___ Records supplied ___

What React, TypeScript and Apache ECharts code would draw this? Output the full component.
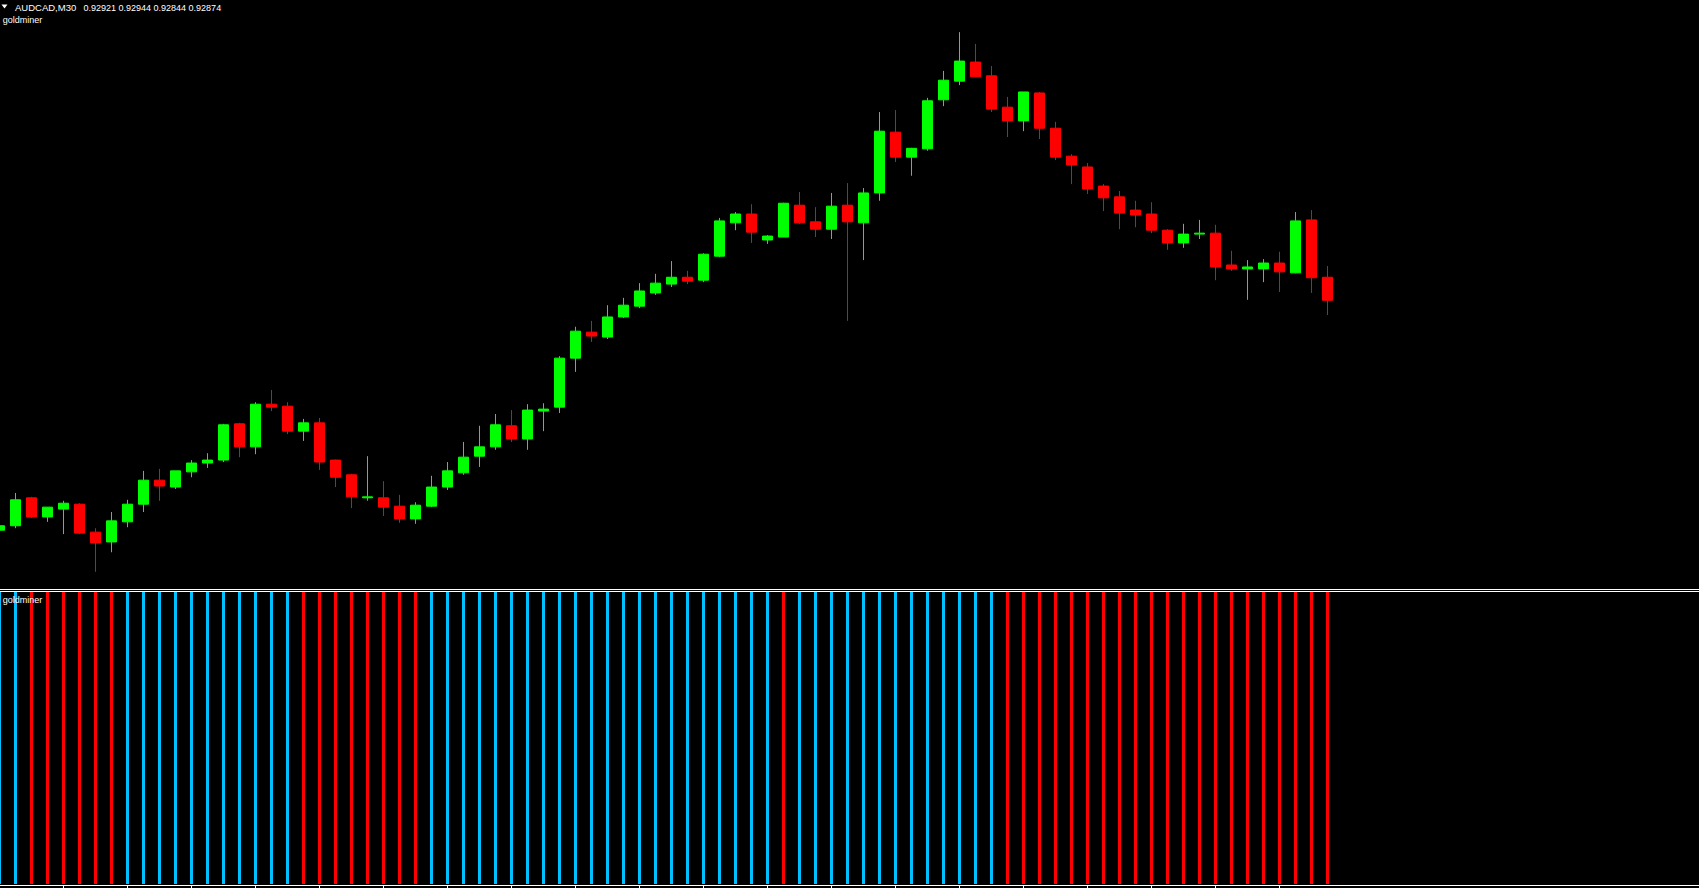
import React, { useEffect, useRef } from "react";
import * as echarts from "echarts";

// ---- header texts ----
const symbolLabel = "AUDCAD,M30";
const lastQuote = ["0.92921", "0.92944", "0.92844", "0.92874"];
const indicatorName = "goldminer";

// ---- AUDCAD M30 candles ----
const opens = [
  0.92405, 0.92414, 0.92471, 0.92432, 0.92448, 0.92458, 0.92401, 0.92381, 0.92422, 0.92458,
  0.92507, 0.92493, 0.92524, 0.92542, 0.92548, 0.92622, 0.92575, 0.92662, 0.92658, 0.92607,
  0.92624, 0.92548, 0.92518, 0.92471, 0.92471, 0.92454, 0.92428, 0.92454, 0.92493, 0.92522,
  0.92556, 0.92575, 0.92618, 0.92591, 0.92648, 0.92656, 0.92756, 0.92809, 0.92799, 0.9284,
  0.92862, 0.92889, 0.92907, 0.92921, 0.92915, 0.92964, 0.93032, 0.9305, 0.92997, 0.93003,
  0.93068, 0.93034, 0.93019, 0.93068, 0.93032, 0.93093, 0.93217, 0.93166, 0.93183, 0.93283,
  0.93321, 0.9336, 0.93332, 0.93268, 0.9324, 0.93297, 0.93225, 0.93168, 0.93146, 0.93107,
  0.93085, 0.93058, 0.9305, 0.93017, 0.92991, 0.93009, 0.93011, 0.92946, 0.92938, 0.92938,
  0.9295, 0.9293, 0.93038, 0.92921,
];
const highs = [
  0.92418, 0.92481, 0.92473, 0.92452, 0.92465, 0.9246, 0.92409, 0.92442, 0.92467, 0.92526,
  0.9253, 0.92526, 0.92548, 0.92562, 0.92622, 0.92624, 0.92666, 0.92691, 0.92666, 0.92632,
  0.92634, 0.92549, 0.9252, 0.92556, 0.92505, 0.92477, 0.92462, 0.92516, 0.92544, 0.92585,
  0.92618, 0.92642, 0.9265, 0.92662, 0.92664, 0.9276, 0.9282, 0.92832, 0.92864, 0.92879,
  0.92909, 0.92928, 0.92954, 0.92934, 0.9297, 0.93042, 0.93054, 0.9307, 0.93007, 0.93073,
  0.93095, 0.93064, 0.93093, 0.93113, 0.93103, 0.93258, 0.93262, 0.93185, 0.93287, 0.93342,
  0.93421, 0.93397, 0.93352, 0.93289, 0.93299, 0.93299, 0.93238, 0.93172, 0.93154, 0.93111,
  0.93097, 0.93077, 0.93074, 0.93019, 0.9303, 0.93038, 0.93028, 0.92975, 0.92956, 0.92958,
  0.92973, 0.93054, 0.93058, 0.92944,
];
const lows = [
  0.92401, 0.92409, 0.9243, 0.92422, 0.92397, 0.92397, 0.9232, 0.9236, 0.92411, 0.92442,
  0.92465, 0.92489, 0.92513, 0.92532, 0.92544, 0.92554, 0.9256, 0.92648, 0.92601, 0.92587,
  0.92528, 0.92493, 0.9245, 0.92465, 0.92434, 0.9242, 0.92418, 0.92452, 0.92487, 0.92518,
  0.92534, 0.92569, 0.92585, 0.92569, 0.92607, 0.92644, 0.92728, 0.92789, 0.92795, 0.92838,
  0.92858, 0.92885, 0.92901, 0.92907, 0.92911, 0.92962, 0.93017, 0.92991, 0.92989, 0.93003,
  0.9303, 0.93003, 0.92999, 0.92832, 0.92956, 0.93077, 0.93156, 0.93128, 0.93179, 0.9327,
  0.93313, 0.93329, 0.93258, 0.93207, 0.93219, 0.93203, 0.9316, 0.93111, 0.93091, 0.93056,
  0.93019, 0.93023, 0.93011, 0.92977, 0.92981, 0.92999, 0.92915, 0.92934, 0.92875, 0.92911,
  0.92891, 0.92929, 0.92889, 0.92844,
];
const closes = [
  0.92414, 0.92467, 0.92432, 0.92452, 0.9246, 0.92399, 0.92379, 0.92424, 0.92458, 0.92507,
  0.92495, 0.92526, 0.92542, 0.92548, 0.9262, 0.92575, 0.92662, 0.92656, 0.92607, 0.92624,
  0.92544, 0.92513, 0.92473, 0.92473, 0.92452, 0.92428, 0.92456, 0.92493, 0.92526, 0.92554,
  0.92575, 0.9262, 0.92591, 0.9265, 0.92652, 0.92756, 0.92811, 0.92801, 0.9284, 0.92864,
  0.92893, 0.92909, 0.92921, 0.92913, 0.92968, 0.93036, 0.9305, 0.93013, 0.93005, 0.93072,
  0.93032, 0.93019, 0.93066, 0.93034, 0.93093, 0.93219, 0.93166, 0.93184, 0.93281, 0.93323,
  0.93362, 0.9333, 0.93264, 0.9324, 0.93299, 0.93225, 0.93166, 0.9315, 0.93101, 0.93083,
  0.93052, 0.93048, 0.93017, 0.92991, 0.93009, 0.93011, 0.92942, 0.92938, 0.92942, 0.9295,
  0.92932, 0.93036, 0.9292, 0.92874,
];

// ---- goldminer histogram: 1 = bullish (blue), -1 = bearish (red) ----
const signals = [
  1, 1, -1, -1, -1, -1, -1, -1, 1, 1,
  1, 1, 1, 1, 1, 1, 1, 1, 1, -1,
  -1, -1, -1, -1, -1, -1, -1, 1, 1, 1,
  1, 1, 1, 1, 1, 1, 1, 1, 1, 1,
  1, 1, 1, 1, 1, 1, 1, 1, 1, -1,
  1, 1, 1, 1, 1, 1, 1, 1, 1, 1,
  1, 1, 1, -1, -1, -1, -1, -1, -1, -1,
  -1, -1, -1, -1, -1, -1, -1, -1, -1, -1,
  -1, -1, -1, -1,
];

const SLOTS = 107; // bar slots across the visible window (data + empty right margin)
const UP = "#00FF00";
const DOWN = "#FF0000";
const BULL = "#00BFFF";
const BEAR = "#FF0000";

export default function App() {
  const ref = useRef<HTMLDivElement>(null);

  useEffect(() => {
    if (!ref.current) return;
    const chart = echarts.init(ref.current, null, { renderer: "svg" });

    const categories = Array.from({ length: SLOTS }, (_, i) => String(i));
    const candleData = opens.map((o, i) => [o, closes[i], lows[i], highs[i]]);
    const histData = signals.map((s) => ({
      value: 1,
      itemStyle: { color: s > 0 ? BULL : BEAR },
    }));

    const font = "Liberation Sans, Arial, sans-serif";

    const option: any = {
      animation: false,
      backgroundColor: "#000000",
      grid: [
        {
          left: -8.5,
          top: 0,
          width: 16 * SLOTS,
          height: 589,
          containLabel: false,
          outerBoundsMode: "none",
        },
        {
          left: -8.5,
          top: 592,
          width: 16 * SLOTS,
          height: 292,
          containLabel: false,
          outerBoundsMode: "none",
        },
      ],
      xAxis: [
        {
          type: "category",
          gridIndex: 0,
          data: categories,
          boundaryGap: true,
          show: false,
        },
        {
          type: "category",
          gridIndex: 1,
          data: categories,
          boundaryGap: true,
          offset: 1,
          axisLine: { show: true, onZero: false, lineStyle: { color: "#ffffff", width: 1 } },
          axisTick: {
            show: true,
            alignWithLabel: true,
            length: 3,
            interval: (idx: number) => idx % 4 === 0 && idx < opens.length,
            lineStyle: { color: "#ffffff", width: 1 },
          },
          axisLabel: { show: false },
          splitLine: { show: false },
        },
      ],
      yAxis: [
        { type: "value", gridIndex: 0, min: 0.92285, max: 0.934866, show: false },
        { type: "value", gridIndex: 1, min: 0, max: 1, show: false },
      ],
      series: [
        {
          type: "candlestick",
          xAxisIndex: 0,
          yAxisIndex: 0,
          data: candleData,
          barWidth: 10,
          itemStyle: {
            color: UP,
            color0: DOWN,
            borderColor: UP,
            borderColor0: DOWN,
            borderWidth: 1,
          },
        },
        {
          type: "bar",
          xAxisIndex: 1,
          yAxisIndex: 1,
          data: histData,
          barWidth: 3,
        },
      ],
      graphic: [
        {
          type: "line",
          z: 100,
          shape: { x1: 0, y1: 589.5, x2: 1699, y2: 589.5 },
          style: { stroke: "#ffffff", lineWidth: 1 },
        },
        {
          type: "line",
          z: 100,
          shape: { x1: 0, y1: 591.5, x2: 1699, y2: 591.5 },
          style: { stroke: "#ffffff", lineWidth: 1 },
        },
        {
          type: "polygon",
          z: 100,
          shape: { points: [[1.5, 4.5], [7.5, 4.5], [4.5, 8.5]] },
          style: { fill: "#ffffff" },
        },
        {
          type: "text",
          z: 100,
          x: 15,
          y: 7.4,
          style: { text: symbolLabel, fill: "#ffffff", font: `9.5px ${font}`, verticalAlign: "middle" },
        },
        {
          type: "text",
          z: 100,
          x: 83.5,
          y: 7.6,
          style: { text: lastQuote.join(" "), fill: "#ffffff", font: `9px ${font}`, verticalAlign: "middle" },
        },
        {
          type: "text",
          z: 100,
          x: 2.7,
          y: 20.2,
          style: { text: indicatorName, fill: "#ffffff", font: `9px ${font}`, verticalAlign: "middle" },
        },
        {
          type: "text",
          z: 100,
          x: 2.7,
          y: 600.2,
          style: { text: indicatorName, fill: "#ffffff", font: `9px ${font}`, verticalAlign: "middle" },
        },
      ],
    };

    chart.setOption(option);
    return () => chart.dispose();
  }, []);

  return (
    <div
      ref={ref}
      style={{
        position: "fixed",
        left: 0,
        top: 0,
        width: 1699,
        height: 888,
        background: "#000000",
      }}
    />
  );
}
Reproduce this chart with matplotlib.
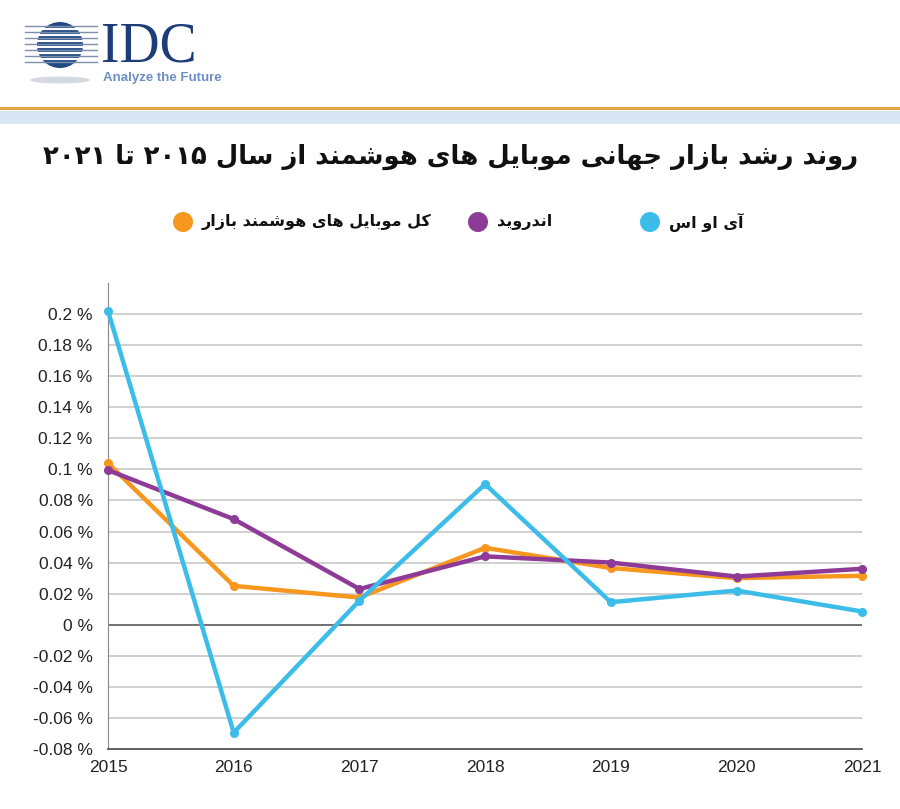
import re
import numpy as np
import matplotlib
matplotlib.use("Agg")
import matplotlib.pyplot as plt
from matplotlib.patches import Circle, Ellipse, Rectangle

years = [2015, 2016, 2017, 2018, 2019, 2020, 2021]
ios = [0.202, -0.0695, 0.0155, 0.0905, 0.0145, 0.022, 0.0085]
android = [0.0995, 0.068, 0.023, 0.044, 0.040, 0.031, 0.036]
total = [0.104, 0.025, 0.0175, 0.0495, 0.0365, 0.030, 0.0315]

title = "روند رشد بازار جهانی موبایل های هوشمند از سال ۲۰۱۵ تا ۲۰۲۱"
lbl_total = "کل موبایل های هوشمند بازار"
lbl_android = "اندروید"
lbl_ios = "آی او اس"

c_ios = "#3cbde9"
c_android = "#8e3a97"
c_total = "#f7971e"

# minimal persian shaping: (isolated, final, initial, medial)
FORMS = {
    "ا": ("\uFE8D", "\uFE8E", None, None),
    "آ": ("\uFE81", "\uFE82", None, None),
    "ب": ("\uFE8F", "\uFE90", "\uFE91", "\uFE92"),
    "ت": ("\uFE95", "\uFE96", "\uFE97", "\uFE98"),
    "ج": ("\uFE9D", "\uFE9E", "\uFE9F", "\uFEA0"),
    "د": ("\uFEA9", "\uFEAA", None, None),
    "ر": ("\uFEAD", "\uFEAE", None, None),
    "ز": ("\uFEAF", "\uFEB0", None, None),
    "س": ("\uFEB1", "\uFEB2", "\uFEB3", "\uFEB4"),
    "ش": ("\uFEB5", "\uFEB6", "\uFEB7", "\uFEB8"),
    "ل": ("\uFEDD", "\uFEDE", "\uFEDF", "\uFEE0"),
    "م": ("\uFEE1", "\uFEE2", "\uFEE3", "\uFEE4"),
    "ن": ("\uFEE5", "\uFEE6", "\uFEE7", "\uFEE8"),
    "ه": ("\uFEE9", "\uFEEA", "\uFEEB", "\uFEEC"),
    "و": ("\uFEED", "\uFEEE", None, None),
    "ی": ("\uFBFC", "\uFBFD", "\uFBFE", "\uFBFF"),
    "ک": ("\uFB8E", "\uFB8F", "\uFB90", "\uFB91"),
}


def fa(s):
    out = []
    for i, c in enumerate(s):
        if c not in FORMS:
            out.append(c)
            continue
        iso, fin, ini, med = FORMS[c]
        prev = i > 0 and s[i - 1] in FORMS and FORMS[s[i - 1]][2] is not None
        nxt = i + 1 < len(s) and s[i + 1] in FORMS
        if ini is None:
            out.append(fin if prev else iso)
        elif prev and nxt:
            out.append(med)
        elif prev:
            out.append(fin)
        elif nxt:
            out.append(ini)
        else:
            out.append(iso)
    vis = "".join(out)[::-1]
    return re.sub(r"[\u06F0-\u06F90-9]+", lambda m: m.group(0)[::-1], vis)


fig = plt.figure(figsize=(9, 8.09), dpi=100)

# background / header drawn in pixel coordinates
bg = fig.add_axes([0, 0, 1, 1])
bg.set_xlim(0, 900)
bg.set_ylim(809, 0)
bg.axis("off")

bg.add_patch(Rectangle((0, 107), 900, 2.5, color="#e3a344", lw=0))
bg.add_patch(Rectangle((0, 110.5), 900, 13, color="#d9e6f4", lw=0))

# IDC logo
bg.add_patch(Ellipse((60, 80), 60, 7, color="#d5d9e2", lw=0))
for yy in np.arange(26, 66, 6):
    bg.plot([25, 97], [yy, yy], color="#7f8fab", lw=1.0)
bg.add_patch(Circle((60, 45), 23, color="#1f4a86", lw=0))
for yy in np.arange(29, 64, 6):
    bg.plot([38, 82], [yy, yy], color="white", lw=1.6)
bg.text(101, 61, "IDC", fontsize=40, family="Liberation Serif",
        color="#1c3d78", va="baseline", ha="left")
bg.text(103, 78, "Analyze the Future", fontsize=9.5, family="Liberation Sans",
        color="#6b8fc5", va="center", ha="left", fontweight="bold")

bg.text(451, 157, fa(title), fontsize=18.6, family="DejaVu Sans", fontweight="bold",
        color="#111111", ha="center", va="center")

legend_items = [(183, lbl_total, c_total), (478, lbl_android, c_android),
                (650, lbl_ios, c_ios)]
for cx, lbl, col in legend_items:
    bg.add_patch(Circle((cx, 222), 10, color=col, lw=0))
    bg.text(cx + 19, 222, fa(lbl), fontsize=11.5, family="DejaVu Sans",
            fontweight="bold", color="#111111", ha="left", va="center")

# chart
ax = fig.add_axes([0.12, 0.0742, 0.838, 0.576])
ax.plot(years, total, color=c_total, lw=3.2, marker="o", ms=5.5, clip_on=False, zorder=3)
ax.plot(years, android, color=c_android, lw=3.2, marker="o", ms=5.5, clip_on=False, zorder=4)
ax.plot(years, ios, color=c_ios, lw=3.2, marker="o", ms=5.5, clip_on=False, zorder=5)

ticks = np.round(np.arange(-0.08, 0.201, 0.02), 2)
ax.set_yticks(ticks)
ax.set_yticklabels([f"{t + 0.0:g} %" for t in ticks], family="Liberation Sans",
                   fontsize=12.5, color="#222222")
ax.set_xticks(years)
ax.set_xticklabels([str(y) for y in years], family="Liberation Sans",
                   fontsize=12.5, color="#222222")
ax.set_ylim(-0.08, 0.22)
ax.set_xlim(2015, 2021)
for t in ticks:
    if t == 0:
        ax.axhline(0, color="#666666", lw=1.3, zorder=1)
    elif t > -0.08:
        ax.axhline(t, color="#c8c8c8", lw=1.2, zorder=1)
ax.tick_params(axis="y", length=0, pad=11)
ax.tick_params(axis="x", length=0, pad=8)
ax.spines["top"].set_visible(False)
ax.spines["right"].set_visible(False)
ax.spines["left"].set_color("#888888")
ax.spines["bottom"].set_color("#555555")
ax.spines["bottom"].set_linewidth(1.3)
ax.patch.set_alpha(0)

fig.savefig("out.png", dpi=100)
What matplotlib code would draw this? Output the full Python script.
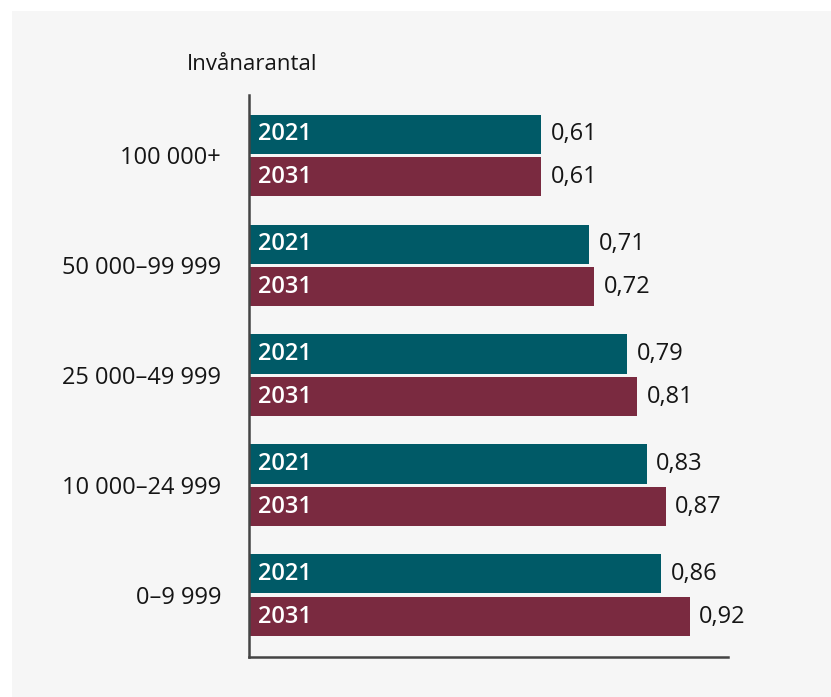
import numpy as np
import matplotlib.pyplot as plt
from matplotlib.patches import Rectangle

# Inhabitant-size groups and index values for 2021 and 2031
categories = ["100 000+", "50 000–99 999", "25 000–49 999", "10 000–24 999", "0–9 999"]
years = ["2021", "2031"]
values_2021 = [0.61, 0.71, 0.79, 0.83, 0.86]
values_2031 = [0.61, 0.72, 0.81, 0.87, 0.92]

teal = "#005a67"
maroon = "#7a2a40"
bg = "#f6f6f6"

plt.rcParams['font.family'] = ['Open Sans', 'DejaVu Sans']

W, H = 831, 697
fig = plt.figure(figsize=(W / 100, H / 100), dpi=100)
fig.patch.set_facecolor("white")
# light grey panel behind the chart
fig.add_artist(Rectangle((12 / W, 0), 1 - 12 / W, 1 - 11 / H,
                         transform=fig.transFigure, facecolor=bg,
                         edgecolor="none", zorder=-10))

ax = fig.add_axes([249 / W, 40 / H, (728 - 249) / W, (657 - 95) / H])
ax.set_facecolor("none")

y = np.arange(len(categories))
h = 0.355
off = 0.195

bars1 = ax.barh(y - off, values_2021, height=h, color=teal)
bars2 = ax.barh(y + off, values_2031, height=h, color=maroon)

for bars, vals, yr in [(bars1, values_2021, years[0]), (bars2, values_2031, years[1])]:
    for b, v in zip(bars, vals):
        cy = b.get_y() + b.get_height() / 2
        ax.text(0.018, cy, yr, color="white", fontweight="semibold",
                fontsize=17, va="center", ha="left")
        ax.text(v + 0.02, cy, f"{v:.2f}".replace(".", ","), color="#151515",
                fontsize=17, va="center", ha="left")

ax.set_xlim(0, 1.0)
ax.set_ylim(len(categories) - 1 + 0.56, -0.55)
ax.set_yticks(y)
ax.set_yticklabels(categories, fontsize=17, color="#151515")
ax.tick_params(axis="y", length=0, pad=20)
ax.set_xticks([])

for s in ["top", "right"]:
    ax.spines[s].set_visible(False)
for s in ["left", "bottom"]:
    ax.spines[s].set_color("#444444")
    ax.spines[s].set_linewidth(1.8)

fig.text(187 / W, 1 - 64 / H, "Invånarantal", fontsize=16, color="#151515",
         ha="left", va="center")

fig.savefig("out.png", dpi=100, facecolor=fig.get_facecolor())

___

(Directions for this task): Go through the listing above and report how many of its lines contain the word "What", with only the number as output.

(Reply to the exercise): 2